Federal courts across the United States have continued to reject former President Donald Trump’s tariff policies, delivering a series of legal setbacks in recent weeks. Judges have ruled against key components of his economic agenda, citing constitutional and procedural concerns.

In a June 12 ruling, the U.S. Court of Appeals for the Federal Circuit upheld a lower court’s decision to block a 10% universal tariff proposed by Trump, stating that the policy overstepped executive authority. The court emphasized that such sweeping tariffs require congressional approval, a principle reiterated in the 1930 Smoot-Hawley Tariff Act precedent.

Legal analysts note that this decision aligns with prior rulings from the U.S. District Court for the District of Columbia, which in May struck down a separate tariff measure targeting Chinese imports.
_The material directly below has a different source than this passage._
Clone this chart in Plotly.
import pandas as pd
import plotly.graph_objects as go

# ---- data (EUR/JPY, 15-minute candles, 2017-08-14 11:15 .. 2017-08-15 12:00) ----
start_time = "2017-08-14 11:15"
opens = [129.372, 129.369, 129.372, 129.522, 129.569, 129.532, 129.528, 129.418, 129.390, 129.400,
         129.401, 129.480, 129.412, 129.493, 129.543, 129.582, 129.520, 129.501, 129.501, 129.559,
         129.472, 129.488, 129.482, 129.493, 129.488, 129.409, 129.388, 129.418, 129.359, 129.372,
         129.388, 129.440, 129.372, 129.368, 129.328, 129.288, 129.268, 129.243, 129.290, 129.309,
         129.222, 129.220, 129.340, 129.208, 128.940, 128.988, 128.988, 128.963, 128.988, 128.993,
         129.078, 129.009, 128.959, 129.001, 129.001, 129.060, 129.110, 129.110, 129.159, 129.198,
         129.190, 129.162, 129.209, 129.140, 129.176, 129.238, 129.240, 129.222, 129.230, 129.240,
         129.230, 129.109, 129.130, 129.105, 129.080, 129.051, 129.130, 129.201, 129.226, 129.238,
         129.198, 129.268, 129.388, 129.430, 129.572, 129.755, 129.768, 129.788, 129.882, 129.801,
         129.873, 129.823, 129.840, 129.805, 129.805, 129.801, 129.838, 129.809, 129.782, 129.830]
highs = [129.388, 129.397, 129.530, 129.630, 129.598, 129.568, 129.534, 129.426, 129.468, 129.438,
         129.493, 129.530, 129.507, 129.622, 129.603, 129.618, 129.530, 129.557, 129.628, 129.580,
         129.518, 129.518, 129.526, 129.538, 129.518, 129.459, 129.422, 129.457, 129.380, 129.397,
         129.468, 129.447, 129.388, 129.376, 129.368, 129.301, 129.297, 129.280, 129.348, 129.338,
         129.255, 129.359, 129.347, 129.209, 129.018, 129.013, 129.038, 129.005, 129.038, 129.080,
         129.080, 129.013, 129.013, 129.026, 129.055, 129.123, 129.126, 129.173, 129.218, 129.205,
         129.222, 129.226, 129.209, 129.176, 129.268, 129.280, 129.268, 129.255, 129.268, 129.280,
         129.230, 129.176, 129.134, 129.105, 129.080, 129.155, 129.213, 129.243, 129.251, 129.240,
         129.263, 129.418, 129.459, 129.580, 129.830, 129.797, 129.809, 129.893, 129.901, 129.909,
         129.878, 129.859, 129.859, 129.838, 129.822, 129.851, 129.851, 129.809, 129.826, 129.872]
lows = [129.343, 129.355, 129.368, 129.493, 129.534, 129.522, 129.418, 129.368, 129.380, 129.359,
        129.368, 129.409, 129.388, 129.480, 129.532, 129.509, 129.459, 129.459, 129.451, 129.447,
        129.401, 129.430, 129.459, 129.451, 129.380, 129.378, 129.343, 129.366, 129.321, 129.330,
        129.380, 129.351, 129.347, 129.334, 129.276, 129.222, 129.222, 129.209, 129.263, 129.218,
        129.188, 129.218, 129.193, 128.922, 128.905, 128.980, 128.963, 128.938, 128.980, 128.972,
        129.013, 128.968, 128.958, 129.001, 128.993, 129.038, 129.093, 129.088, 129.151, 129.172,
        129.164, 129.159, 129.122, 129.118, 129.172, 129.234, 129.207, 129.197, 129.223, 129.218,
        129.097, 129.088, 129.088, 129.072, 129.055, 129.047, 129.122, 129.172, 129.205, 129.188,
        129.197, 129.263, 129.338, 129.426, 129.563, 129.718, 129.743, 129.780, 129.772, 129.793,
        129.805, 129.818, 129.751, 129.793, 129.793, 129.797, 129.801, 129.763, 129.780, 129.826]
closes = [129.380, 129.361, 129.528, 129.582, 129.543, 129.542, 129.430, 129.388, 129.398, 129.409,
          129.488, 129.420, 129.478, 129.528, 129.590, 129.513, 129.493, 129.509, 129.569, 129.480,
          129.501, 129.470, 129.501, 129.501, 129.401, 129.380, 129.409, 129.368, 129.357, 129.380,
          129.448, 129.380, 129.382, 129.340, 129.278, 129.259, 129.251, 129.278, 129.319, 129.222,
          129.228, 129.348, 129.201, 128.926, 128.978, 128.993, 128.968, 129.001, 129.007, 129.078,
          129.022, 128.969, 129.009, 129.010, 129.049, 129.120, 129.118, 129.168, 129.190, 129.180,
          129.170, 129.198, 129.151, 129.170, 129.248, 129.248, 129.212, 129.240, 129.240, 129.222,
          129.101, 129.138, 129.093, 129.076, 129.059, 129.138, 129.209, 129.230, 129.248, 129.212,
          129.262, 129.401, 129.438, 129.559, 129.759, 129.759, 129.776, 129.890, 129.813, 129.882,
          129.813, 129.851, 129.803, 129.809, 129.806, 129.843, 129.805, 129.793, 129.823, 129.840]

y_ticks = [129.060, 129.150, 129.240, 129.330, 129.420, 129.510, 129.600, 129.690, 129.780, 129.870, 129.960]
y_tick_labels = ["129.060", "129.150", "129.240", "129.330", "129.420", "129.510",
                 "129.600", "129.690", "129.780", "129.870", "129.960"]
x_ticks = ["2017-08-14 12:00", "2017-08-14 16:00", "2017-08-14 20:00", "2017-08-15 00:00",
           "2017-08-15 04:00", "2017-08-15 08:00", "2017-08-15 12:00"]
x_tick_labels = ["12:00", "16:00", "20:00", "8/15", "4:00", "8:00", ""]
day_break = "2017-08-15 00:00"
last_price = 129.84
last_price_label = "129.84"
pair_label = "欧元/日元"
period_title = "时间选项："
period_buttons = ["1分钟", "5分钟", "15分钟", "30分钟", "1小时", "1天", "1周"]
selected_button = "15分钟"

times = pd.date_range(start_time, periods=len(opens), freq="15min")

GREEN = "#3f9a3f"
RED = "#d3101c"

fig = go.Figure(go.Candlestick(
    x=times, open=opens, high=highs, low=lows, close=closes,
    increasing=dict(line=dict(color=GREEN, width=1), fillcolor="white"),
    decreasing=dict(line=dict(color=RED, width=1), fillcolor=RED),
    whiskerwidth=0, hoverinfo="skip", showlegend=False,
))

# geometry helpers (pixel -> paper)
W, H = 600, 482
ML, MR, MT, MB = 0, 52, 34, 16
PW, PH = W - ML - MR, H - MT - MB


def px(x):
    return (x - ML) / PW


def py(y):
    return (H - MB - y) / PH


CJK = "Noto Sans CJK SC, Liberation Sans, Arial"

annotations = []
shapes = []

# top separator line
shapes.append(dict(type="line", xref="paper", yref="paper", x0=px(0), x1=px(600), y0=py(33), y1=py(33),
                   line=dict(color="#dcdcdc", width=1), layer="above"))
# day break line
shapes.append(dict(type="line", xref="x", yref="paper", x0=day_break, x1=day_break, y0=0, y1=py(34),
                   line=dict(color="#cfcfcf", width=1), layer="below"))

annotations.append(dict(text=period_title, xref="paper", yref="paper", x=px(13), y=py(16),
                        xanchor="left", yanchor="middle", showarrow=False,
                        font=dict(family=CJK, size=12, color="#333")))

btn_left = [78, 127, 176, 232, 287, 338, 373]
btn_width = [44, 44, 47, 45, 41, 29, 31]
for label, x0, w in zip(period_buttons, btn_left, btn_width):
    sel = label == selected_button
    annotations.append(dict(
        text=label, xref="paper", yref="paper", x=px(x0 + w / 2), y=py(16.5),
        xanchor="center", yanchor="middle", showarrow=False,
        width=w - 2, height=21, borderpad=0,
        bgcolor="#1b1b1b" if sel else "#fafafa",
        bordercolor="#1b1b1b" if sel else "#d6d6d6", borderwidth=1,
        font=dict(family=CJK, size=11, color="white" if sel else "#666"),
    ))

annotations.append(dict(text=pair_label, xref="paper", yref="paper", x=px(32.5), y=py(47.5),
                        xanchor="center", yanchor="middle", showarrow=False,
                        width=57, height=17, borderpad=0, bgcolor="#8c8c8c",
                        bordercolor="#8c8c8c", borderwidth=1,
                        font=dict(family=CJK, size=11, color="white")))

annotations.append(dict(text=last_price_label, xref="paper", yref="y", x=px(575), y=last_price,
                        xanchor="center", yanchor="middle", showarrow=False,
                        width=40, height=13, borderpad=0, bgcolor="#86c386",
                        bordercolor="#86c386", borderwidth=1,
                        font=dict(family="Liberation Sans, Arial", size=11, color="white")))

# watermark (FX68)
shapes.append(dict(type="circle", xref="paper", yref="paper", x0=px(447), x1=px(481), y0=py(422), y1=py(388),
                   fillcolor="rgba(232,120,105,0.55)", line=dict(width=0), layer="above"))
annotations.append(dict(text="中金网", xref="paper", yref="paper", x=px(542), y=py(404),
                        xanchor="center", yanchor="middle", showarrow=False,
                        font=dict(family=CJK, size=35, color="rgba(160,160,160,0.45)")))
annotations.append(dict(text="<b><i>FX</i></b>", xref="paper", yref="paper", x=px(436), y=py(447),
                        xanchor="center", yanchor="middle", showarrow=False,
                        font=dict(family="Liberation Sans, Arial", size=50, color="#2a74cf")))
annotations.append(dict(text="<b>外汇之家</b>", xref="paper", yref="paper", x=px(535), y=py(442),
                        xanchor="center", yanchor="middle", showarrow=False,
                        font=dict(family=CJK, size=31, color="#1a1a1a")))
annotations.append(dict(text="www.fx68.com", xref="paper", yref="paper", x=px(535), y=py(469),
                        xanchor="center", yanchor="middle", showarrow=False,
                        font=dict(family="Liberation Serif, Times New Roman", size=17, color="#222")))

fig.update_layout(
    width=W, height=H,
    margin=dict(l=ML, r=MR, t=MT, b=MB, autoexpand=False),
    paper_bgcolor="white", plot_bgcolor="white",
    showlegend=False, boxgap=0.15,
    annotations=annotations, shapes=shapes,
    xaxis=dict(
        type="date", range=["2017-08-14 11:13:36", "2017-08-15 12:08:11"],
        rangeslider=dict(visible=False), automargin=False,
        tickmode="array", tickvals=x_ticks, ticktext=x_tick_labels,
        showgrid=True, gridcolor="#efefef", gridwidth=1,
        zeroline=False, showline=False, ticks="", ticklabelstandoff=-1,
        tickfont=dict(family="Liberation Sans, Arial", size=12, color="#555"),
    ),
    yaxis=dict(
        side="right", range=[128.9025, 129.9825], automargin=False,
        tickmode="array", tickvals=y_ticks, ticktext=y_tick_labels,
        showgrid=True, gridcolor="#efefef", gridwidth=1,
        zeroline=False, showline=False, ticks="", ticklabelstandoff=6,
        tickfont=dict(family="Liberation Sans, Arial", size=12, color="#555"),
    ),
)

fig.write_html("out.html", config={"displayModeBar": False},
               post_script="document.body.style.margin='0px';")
Judge Timothy Kelly ruled that the policy violated the Administrative Procedure Act, as it lacked sufficient justification under the International Emergency Economic Powers Act.

Catherine Rampell, a columnist for The Washington Post, highlighted the broader economic risks of Trump’s tariff proposals. In a recent analysis, she warned that unilateral tariffs could trigger retaliatory measures from trading partners, destabilizing global supply chains.
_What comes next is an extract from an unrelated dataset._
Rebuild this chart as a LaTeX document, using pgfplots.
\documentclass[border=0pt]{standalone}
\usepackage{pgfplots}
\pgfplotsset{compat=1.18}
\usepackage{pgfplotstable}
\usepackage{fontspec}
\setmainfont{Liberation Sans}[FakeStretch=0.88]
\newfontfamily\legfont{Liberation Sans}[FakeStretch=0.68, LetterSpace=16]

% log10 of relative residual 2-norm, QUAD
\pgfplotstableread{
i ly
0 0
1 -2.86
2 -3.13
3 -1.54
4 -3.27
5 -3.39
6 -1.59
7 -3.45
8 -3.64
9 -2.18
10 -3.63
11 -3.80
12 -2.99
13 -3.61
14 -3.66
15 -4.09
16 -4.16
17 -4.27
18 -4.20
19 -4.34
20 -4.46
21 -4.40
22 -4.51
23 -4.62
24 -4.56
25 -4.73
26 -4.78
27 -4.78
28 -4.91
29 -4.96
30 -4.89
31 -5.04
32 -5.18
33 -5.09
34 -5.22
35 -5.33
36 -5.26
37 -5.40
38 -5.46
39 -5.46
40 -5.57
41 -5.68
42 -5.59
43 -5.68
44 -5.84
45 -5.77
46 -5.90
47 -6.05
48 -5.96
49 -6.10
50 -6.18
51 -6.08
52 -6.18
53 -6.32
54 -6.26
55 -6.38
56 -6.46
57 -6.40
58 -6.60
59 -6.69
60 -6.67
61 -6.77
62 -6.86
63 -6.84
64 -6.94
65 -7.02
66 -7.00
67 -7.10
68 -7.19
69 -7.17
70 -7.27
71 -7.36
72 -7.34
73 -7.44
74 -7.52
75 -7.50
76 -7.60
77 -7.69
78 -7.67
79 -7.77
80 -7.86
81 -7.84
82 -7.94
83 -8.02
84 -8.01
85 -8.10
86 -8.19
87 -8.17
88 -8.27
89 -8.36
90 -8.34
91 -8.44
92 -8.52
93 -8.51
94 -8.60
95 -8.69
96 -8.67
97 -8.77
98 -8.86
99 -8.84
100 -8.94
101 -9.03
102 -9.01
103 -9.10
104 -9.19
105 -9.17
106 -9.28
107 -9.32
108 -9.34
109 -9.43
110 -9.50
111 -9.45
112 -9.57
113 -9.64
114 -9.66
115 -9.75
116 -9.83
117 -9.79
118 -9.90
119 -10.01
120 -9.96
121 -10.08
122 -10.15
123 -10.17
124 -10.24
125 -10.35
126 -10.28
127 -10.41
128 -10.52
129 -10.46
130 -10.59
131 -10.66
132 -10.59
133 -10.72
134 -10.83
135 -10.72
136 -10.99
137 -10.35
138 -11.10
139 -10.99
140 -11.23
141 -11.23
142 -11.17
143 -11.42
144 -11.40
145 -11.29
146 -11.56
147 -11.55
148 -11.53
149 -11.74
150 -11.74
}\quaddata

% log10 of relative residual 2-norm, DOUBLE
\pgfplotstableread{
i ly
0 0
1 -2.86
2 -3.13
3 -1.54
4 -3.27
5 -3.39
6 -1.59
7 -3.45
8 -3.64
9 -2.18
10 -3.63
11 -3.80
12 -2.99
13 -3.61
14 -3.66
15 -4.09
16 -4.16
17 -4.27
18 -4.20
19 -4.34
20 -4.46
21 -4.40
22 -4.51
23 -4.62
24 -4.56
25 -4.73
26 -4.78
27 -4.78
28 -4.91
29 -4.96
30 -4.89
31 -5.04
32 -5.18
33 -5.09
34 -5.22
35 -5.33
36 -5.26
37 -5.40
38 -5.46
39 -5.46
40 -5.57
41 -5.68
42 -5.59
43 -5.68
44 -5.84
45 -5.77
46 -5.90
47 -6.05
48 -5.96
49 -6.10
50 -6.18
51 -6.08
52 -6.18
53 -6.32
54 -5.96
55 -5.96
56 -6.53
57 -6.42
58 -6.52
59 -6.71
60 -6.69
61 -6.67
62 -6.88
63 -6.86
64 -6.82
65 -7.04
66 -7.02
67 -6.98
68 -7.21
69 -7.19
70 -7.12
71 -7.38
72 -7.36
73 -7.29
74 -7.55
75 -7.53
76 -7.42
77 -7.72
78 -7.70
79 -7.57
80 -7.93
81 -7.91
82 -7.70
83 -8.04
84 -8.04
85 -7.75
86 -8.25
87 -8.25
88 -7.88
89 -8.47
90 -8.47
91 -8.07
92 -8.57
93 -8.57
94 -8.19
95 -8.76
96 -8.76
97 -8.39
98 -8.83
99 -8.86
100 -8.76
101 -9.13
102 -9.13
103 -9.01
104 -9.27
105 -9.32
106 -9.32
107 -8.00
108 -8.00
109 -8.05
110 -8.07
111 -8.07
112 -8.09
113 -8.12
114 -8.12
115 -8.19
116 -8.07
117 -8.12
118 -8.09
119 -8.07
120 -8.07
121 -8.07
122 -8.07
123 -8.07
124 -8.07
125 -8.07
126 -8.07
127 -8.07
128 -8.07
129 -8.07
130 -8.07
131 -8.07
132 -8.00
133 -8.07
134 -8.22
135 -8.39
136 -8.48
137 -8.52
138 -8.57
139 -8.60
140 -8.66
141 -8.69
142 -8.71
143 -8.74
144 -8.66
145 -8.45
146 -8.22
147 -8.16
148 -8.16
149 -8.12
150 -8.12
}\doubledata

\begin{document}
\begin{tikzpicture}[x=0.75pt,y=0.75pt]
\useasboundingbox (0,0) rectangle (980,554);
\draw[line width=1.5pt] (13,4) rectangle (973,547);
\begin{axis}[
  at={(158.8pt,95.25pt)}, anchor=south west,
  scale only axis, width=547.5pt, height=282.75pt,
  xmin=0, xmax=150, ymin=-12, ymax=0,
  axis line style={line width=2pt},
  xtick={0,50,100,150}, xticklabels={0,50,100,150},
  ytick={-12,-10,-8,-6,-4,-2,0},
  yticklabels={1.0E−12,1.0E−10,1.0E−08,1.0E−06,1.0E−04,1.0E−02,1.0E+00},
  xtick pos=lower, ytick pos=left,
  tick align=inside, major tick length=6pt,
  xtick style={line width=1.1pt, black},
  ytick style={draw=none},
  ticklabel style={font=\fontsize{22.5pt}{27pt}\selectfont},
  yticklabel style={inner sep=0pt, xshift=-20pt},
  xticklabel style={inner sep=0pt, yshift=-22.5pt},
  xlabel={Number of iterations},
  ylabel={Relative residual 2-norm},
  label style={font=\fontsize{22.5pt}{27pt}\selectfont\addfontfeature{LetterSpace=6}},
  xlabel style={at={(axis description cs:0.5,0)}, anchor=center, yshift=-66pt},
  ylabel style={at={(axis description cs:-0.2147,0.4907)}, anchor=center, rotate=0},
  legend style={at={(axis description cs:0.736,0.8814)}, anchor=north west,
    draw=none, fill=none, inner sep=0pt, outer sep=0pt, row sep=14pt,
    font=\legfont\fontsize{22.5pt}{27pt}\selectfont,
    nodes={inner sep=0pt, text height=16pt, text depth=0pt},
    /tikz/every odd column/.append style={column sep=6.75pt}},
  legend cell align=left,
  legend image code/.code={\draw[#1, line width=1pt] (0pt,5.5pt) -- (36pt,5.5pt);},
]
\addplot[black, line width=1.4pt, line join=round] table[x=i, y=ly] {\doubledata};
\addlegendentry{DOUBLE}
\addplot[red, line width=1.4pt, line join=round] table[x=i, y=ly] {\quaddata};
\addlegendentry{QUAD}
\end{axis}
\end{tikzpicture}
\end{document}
"The courts are not just pushing back on Trump’s tariffs—they’re signaling that his economic agenda lacks legal and constitutional grounding," Rampell stated.

Meanwhile, the U.S. Court of International Trade is set to hear arguments in July on another tariff case, this time involving a 25% tariff on steel and aluminum imports. Legal experts anticipate another rejection, given the court’s recent skepticism toward executive overreach in trade policy.

The cumulative effect of these rulings underscores a growing judicial resistance to Trump’s tariff-driven economic policies. Analysts suggest that the decisions may force a reevaluation of his trade strategies ahead of the 2024 election.